Please answer all questions in R language in RStudio. The questions are as follows:
#======= Question 1 (1 Point) =======
Q1-1. Spread the data out to multiple columns, with the shop type (Starbucks vs. Dunkin Donuts) being the key column and the number of shops being the value column.
Q1-2. Delete observations that contain at least one missing value or invalid value (e.g., negative income).
# Q2-1. Create a scatter plot to examine the relationship between house prices and Starbucks.
# Q2-2. Repeat Q2-1 for Dunkin Donuts.
# Q3. Build a linear regression model to predict house prices based on the number of Starbucks and Dunkin Donuts.
# Consider both predictors at the same time.
# One might argue that neighborhoods where Starbucks are located are relatively rich.
# We want to examine if Starbucks still has a predictive power for house prices, even after controlling for household incomes and population.
# Q4-1. Create new variables by taking the logarithm of median_income and population.
# Q4-2. Build a linear regression model to predict house prices based on the number of Starbucks and Dunkin Donuts, as well as the logarithm of household incomes and population.
# Q4-3. Do you think considering median income and population improves the linear regression model?
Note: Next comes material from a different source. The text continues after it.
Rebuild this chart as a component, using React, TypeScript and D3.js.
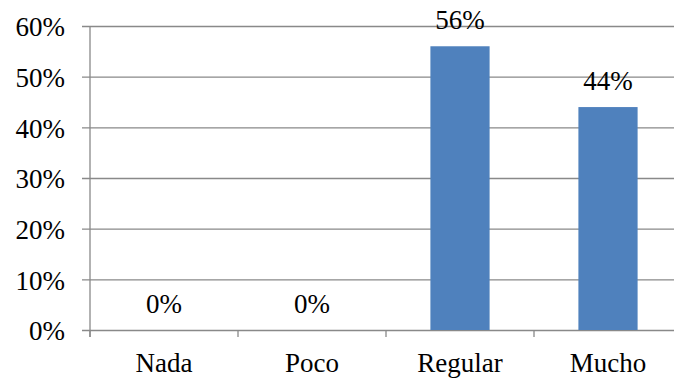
import { useEffect, useRef } from "react";
import * as d3 from "d3";

const categories = ["Nada", "Poco", "Regular", "Mucho"];
const values = [0, 0, 56, 44];
const yTicks = [0, 10, 20, 30, 40, 50, 60];

const W = 674;
const H = 378;
// plot area runs past the right edge, as in the reference
const M = { top: 26, left: 90, plotRight: 682, bottom: 330 };
const FONT = "'Liberation Serif', serif";
const FS = 27;

export default function App() {
  const ref = useRef<SVGSVGElement>(null);

  useEffect(() => {
    if (!ref.current) return;
    const svg = d3.select(ref.current);
    svg.selectAll("*").remove();

    const x = d3.scaleBand().domain(categories).range([M.left, M.plotRight]).paddingInner(0.6).paddingOuter(0.3);
    const y = d3.scaleLinear().domain([0, 60]).range([M.bottom, M.top]);
    const bounds = d3.scaleBand().domain(categories).range([M.left, M.plotRight]);

    svg.append("rect").attr("width", W).attr("height", H).attr("fill", "#fff");

    // gridlines + y ticks
    const yAxis = d3
      .axisLeft(y)
      .tickValues(yTicks)
      .tickSize(-(M.plotRight - M.left))
      .tickPadding(25)
      .tickFormat((d) => `${d}%`);
    const gy = svg.append("g").attr("transform", `translate(${M.left},0)`).call(yAxis);
    gy.select(".domain").remove();
    gy.selectAll(".tick line")
      .attr("x1", -8)
      .attr("stroke", "#898989")
      .attr("stroke-width", 1.3);
    gy.selectAll(".tick text")
      .attr("font-family", FONT)
      .attr("font-size", FS)
      .attr("dy", "0.36em")
      .attr("fill", "#000");

    // y axis line
    svg.append("line")
      .attr("x1", M.left).attr("x2", M.left)
      .attr("y1", M.top).attr("y2", M.bottom + 7)
      .attr("stroke", "#898989").attr("stroke-width", 1.3);

    // category boundary ticks
    categories.forEach((c) => {
      const bx = bounds(c)!;
      svg.append("line")
        .attr("x1", bx).attr("x2", bx)
        .attr("y1", M.bottom).attr("y2", M.bottom + 7)
        .attr("stroke", "#898989").attr("stroke-width", 1.3);
    });

    // bars
    svg.append("g")
      .selectAll("rect")
      .data(values)
      .join("rect")
      .attr("x", (_, i) => x(categories[i])!)
      .attr("width", x.bandwidth())
      .attr("y", (d) => y(d))
      .attr("height", (d) => M.bottom - y(d))
      .attr("fill", "#4F81BD");

    // value labels
    svg.append("g")
      .selectAll("text")
      .data(values)
      .join("text")
      .attr("x", (_, i) => x(categories[i])! + x.bandwidth() / 2)
      .attr("y", (d) => y(d) - 17)
      .attr("text-anchor", "middle")
      .attr("font-family", FONT)
      .attr("font-size", FS)
      .attr("fill", "#000")
      .text((d) => `${d}%`);

    // category labels
    svg.append("g")
      .selectAll("text")
      .data(categories)
      .join("text")
      .attr("x", (d) => x(d)! + x.bandwidth() / 2)
      .attr("y", 372)
      .attr("text-anchor", "middle")
      .attr("font-family", FONT)
      .attr("font-size", FS)
      .attr("fill", "#000")
      .text((d) => d);
  }, []);

  return (
    <div style={{ position: "fixed", left: 0, top: 0 }}>
      <svg ref={ref} width={W} height={H} style={{ display: "block" }} />
    </div>
  );
}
#======= Question 5 (2 Point) =======
# The dynamics of house prices might vary across counties.
# Q5-1. Split (facet) the plot resulting from Question 2 by county.
# Q5-2. Add the county variable to the previous linear regression model (from Question 4).
#======= Question 6 (2 Point) =======
# Note that answers without any explanations will be given a penalty.
# There is no particular answer to this question. Any "reasonable" answers based on your analyses are acceptable.
# Q6-1. Do you think the coefficients of Starbucks and Dunkin Donuts remain significant after considering the county information?
# Write your opinion briefly by commenting (#).
# Q6-2. According to the linear regression model in Question 5, which county has the highest average house prices?
# Write your opinion briefly by commenting (#).
# Q6-3. Calculate average house prices by county. Which county has the highest average house prices?
# If the result seems different from the linear regression, how would you interpret it?